■ Records to use
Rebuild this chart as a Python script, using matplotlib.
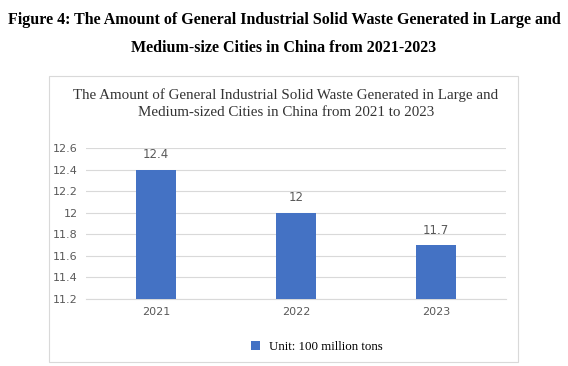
import matplotlib.pyplot as plt
from matplotlib.patches import Rectangle

years = ['2021', '2022', '2023']
amounts = [12.4, 12.0, 11.7]
labels = ['12.4', '12', '11.7']
yticks = [11.2, 11.4, 11.6, 11.8, 12.0, 12.2, 12.4, 12.6]
ytick_labels = ['11.2', '11.4', '11.6', '11.8', '12', '12.2', '12.4', '12.6']

serif = ['Liberation Serif', 'DejaVu Serif']
gray = '#595959'

fig = plt.figure(figsize=(5.68, 3.66), dpi=100)

# outer caption
fig.text(0.5, 1 - 20 / 366, 'Figure 4: The Amount of General Industrial Solid Waste Generated in Large and',
         ha='center', va='center', family=serif, weight='bold', fontsize=11.5)
fig.text(0.5, 1 - 48 / 366, 'Medium-size Cities in China from 2021-2023',
         ha='center', va='center', family=serif, weight='bold', fontsize=11.5)

# chart frame
fig.patches.append(Rectangle((49 / 568, 4 / 366), 469 / 568, 286 / 366, transform=fig.transFigure,
                             fill=False, edgecolor='#d9d9d9', linewidth=0.8))

fig.text(286 / 568, 1 - 95 / 366, 'The Amount of General Industrial Solid Waste Generated in Large and',
         ha='center', va='center', family=serif, fontsize=10.8, color='#333333')
fig.text(286 / 568, 1 - 112 / 366, 'Medium-sized Cities in China from 2021 to 2023',
         ha='center', va='center', family=serif, fontsize=10.8, color='#333333')

ax = fig.add_axes([86 / 568, 67 / 366, 420 / 568, 151 / 366])
x = range(len(years))
bars = ax.bar(x, amounts, width=0.29, color='#4472C4', zorder=3, label='Unit: 100 million tons')
ax.bar_label(bars, labels=labels, padding=6, color=gray, fontsize=8.5)

ax.set_xlim(-0.5, 2.5)
ax.set_ylim(11.2, 12.6)
ax.set_yticks(yticks)
ax.set_yticklabels(ytick_labels)
ax.set_xticks(list(x))
ax.set_xticklabels(years)
ax.grid(axis='y', color='#d9d9d9', linewidth=0.8, zorder=0)
for s in ['top', 'right', 'left']:
    ax.spines[s].set_visible(False)
ax.spines['bottom'].set_color('#d9d9d9')
ax.tick_params(length=0, labelsize=8, labelcolor=gray)
ax.tick_params(axis='y', pad=6)
ax.tick_params(axis='x', pad=6)

ax.legend(loc='upper center', bbox_to_anchor=(0.55, -0.2), frameon=False,
          prop={'family': serif, 'size': 9.3}, handlelength=0.7, handleheight=0.7,
          handletextpad=0.7)

fig.savefig('out.png', dpi=100)
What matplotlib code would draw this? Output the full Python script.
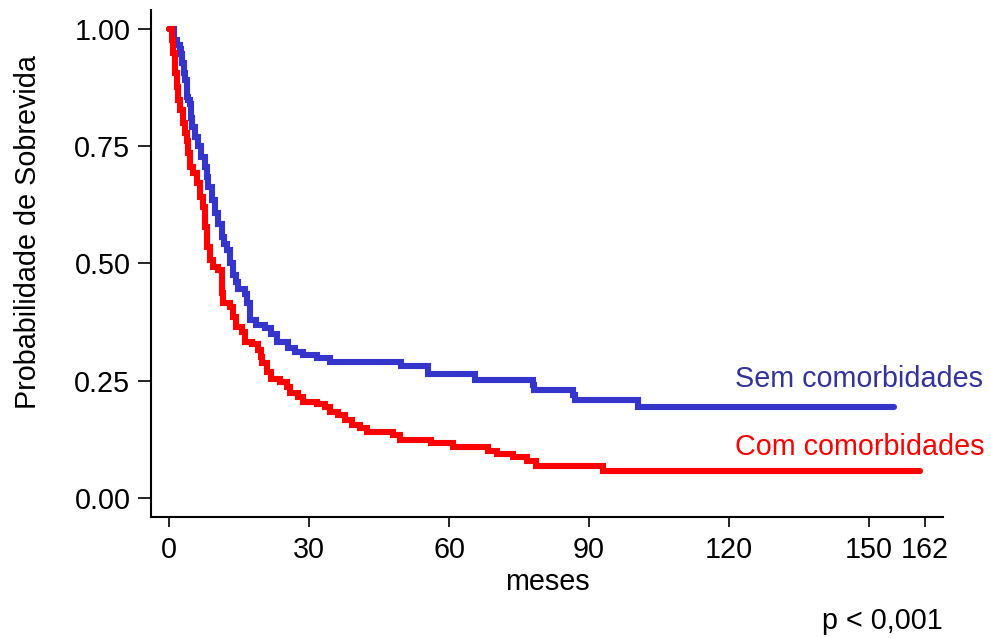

■ What the task requires
Print out the whole of the material word for word, without pictures.

■ Written reply
Rebuild this chart as a Python script, using matplotlib.
import matplotlib.pyplot as plt
from matplotlib.patches import Rectangle

years = ['2021', '2022', '2023']
amounts = [12.4, 12.0, 11.7]
labels = ['12.4', '12', '11.7']
yticks = [11.2, 11.4, 11.6, 11.8, 12.0, 12.2, 12.4, 12.6]
ytick_labels = ['11.2', '11.4', '11.6', '11.8', '12', '12.2', '12.4', '12.6']

serif = ['Liberation Serif', 'DejaVu Serif']
gray = '#595959'

fig = plt.figure(figsize=(5.68, 3.66), dpi=100)

# outer caption
fig.text(0.5, 1 - 20 / 366, 'Figure 4: The Amount of General Industrial Solid Waste Generated in Large and',
         ha='center', va='center', family=serif, weight='bold', fontsize=11.5)
fig.text(0.5, 1 - 48 / 366, 'Medium-size Cities in China from 2021-2023',
         ha='center', va='center', family=serif, weight='bold', fontsize=11.5)

# chart frame
fig.patches.append(Rectangle((49 / 568, 4 / 366), 469 / 568, 286 / 366, transform=fig.transFigure,
                             fill=False, edgecolor='#d9d9d9', linewidth=0.8))

fig.text(286 / 568, 1 - 95 / 366, 'The Amount of General Industrial Solid Waste Generated in Large and',
         ha='center', va='center', family=serif, fontsize=10.8, color='#333333')
fig.text(286 / 568, 1 - 112 / 366, 'Medium-sized Cities in China from 2021 to 2023',
         ha='center', va='center', family=serif, fontsize=10.8, color='#333333')

ax = fig.add_axes([86 / 568, 67 / 366, 420 / 568, 151 / 366])
x = range(len(years))
bars = ax.bar(x, amounts, width=0.29, color='#4472C4', zorder=3, label='Unit: 100 million tons')
ax.bar_label(bars, labels=labels, padding=6, color=gray, fontsize=8.5)

ax.set_xlim(-0.5, 2.5)
ax.set_ylim(11.2, 12.6)
ax.set_yticks(yticks)
ax.set_yticklabels(ytick_labels)
ax.set_xticks(list(x))
ax.set_xticklabels(years)
ax.grid(axis='y', color='#d9d9d9', linewidth=0.8, zorder=0)
for s in ['top', 'right', 'left']:
    ax.spines[s].set_visible(False)
ax.spines['bottom'].set_color('#d9d9d9')
ax.tick_params(length=0, labelsize=8, labelcolor=gray)
ax.tick_params(axis='y', pad=6)
ax.tick_params(axis='x', pad=6)

ax.legend(loc='upper center', bbox_to_anchor=(0.55, -0.2), frameon=False,
          prop={'family': serif, 'size': 9.3}, handlelength=0.7, handleheight=0.7,
          handletextpad=0.7)

fig.savefig('out.png', dpi=100)
What matplotlib code would draw this? Output the full Python script.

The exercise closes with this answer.